**Given material:**
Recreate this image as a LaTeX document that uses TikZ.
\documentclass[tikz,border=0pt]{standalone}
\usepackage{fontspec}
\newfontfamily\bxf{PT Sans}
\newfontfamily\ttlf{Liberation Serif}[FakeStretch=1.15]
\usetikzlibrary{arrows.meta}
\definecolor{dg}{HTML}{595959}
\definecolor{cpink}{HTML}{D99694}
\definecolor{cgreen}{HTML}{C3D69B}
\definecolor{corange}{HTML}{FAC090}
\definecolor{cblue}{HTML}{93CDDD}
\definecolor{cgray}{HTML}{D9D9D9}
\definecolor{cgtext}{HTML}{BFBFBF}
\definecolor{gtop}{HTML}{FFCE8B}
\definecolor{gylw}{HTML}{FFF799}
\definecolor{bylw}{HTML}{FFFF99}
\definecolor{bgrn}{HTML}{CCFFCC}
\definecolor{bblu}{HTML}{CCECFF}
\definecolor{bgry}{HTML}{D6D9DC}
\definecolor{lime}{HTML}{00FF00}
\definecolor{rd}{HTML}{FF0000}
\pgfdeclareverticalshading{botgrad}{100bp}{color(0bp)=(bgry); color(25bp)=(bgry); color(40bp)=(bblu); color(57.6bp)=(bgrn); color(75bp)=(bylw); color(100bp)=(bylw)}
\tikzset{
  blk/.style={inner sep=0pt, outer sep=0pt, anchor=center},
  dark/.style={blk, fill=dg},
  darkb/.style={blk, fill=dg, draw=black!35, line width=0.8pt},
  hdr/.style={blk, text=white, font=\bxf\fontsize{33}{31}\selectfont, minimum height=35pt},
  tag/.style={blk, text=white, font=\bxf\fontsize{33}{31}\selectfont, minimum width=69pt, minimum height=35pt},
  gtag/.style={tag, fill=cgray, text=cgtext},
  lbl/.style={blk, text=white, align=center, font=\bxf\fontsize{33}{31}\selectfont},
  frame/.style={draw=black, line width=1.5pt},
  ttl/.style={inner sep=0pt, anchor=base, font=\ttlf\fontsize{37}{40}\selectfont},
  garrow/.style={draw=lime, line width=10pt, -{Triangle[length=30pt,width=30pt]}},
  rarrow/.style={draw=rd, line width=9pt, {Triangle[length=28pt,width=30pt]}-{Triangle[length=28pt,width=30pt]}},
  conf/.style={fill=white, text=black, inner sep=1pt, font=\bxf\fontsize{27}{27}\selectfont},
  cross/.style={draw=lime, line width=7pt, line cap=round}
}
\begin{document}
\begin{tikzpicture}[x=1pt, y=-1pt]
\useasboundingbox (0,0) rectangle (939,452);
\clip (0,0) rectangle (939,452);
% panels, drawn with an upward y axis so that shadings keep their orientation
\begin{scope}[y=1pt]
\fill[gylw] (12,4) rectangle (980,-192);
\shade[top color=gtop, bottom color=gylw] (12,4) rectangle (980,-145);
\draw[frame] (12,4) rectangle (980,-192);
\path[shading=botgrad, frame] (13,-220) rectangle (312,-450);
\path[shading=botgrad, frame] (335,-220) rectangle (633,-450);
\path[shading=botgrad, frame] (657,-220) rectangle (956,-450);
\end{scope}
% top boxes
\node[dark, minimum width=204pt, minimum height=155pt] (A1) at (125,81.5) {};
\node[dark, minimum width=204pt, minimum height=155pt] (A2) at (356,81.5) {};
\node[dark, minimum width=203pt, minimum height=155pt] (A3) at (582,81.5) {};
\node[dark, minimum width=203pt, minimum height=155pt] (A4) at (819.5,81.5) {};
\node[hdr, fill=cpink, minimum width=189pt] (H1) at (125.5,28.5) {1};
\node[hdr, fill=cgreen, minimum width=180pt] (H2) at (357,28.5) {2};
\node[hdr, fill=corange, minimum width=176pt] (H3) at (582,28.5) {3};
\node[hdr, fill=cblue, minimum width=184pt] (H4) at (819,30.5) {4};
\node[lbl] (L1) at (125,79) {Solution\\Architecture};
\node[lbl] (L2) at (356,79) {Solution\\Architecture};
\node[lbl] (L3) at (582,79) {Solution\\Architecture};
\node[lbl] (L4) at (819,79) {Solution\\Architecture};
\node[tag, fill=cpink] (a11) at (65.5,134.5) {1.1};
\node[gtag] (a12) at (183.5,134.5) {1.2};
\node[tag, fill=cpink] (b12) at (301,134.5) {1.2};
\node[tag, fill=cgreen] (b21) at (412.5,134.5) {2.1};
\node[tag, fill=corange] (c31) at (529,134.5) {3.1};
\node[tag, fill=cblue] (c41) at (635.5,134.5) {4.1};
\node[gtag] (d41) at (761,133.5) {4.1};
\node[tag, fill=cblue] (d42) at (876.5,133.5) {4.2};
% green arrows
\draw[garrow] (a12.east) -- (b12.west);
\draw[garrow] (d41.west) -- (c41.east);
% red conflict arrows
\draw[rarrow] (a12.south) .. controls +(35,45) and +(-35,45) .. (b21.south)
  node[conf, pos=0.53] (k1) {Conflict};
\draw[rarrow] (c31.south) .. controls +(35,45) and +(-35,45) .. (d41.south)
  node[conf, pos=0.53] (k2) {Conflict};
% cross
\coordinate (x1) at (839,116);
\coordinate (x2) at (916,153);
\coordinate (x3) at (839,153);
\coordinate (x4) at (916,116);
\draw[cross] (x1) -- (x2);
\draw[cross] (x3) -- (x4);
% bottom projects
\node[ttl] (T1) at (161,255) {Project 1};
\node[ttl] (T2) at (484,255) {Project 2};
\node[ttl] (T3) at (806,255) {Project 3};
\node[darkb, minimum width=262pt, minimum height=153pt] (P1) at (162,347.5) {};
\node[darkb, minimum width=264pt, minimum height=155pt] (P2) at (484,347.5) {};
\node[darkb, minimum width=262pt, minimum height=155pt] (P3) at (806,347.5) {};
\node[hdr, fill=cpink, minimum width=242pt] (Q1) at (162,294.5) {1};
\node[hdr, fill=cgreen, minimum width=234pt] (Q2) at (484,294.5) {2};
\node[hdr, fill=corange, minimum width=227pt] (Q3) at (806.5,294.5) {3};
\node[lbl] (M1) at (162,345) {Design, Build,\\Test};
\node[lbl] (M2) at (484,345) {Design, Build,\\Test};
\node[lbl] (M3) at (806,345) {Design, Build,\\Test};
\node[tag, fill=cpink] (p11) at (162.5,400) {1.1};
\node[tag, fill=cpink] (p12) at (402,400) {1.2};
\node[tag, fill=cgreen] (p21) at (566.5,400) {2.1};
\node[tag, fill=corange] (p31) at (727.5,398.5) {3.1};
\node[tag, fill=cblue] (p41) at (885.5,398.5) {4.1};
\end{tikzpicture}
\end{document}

**Short exercise:** Your task is to repeat the data exactly; please include every line.

**Finished task:**
Recreate this image as a LaTeX document that uses TikZ.
\documentclass[tikz,border=0pt]{standalone}
\usepackage{fontspec}
\newfontfamily\bxf{PT Sans}
\newfontfamily\ttlf{Liberation Serif}[FakeStretch=1.15]
\usetikzlibrary{arrows.meta}
\definecolor{dg}{HTML}{595959}
\definecolor{cpink}{HTML}{D99694}
\definecolor{cgreen}{HTML}{C3D69B}
\definecolor{corange}{HTML}{FAC090}
\definecolor{cblue}{HTML}{93CDDD}
\definecolor{cgray}{HTML}{D9D9D9}
\definecolor{cgtext}{HTML}{BFBFBF}
\definecolor{gtop}{HTML}{FFCE8B}
\definecolor{gylw}{HTML}{FFF799}
\definecolor{bylw}{HTML}{FFFF99}
\definecolor{bgrn}{HTML}{CCFFCC}
\definecolor{bblu}{HTML}{CCECFF}
\definecolor{bgry}{HTML}{D6D9DC}
\definecolor{lime}{HTML}{00FF00}
\definecolor{rd}{HTML}{FF0000}
\pgfdeclareverticalshading{botgrad}{100bp}{color(0bp)=(bgry); color(25bp)=(bgry); color(40bp)=(bblu); color(57.6bp)=(bgrn); color(75bp)=(bylw); color(100bp)=(bylw)}
\tikzset{
  blk/.style={inner sep=0pt, outer sep=0pt, anchor=center},
  dark/.style={blk, fill=dg},
  darkb/.style={blk, fill=dg, draw=black!35, line width=0.8pt},
  hdr/.style={blk, text=white, font=\bxf\fontsize{33}{31}\selectfont, minimum height=35pt},
  tag/.style={blk, text=white, font=\bxf\fontsize{33}{31}\selectfont, minimum width=69pt, minimum height=35pt},
  gtag/.style={tag, fill=cgray, text=cgtext},
  lbl/.style={blk, text=white, align=center, font=\bxf\fontsize{33}{31}\selectfont},
  frame/.style={draw=black, line width=1.5pt},
  ttl/.style={inner sep=0pt, anchor=base, font=\ttlf\fontsize{37}{40}\selectfont},
  garrow/.style={draw=lime, line width=10pt, -{Triangle[length=30pt,width=30pt]}},
  rarrow/.style={draw=rd, line width=9pt, {Triangle[length=28pt,width=30pt]}-{Triangle[length=28pt,width=30pt]}},
  conf/.style={fill=white, text=black, inner sep=1pt, font=\bxf\fontsize{27}{27}\selectfont},
  cross/.style={draw=lime, line width=7pt, line cap=round}
}
\begin{document}
\begin{tikzpicture}[x=1pt, y=-1pt]
\useasboundingbox (0,0) rectangle (939,452);
\clip (0,0) rectangle (939,452);
% panels, drawn with an upward y axis so that shadings keep their orientation
\begin{scope}[y=1pt]
\fill[gylw] (12,4) rectangle (980,-192);
\shade[top color=gtop, bottom color=gylw] (12,4) rectangle (980,-145);
\draw[frame] (12,4) rectangle (980,-192);
\path[shading=botgrad, frame] (13,-220) rectangle (312,-450);
\path[shading=botgrad, frame] (335,-220) rectangle (633,-450);
\path[shading=botgrad, frame] (657,-220) rectangle (956,-450);
\end{scope}
% top boxes
\node[dark, minimum width=204pt, minimum height=155pt] (A1) at (125,81.5) {};
\node[dark, minimum width=204pt, minimum height=155pt] (A2) at (356,81.5) {};
\node[dark, minimum width=203pt, minimum height=155pt] (A3) at (582,81.5) {};
\node[dark, minimum width=203pt, minimum height=155pt] (A4) at (819.5,81.5) {};
\node[hdr, fill=cpink, minimum width=189pt] (H1) at (125.5,28.5) {1};
\node[hdr, fill=cgreen, minimum width=180pt] (H2) at (357,28.5) {2};
\node[hdr, fill=corange, minimum width=176pt] (H3) at (582,28.5) {3};
\node[hdr, fill=cblue, minimum width=184pt] (H4) at (819,30.5) {4};
\node[lbl] (L1) at (125,79) {Solution\\Architecture};
\node[lbl] (L2) at (356,79) {Solution\\Architecture};
\node[lbl] (L3) at (582,79) {Solution\\Architecture};
\node[lbl] (L4) at (819,79) {Solution\\Architecture};
\node[tag, fill=cpink] (a11) at (65.5,134.5) {1.1};
\node[gtag] (a12) at (183.5,134.5) {1.2};
\node[tag, fill=cpink] (b12) at (301,134.5) {1.2};
\node[tag, fill=cgreen] (b21) at (412.5,134.5) {2.1};
\node[tag, fill=corange] (c31) at (529,134.5) {3.1};
\node[tag, fill=cblue] (c41) at (635.5,134.5) {4.1};
\node[gtag] (d41) at (761,133.5) {4.1};
\node[tag, fill=cblue] (d42) at (876.5,133.5) {4.2};
% green arrows
\draw[garrow] (a12.east) -- (b12.west);
\draw[garrow] (d41.west) -- (c41.east);
% red conflict arrows
\draw[rarrow] (a12.south) .. controls +(35,45) and +(-35,45) .. (b21.south)
  node[conf, pos=0.53] (k1) {Conflict};
\draw[rarrow] (c31.south) .. controls +(35,45) and +(-35,45) .. (d41.south)
  node[conf, pos=0.53] (k2) {Conflict};
% cross
\coordinate (x1) at (839,116);
\coordinate (x2) at (916,153);
\coordinate (x3) at (839,153);
\coordinate (x4) at (916,116);
\draw[cross] (x1) -- (x2);
\draw[cross] (x3) -- (x4);
% bottom projects
\node[ttl] (T1) at (161,255) {Project 1};
\node[ttl] (T2) at (484,255) {Project 2};
\node[ttl] (T3) at (806,255) {Project 3};
\node[darkb, minimum width=262pt, minimum height=153pt] (P1) at (162,347.5) {};
\node[darkb, minimum width=264pt, minimum height=155pt] (P2) at (484,347.5) {};
\node[darkb, minimum width=262pt, minimum height=155pt] (P3) at (806,347.5) {};
\node[hdr, fill=cpink, minimum width=242pt] (Q1) at (162,294.5) {1};
\node[hdr, fill=cgreen, minimum width=234pt] (Q2) at (484,294.5) {2};
\node[hdr, fill=corange, minimum width=227pt] (Q3) at (806.5,294.5) {3};
\node[lbl] (M1) at (162,345) {Design, Build,\\Test};
\node[lbl] (M2) at (484,345) {Design, Build,\\Test};
\node[lbl] (M3) at (806,345) {Design, Build,\\Test};
\node[tag, fill=cpink] (p11) at (162.5,400) {1.1};
\node[tag, fill=cpink] (p12) at (402,400) {1.2};
\node[tag, fill=cgreen] (p21) at (566.5,400) {2.1};
\node[tag, fill=corange] (p31) at (727.5,398.5) {3.1};
\node[tag, fill=cblue] (p41) at (885.5,398.5) {4.1};
\end{tikzpicture}
\end{document}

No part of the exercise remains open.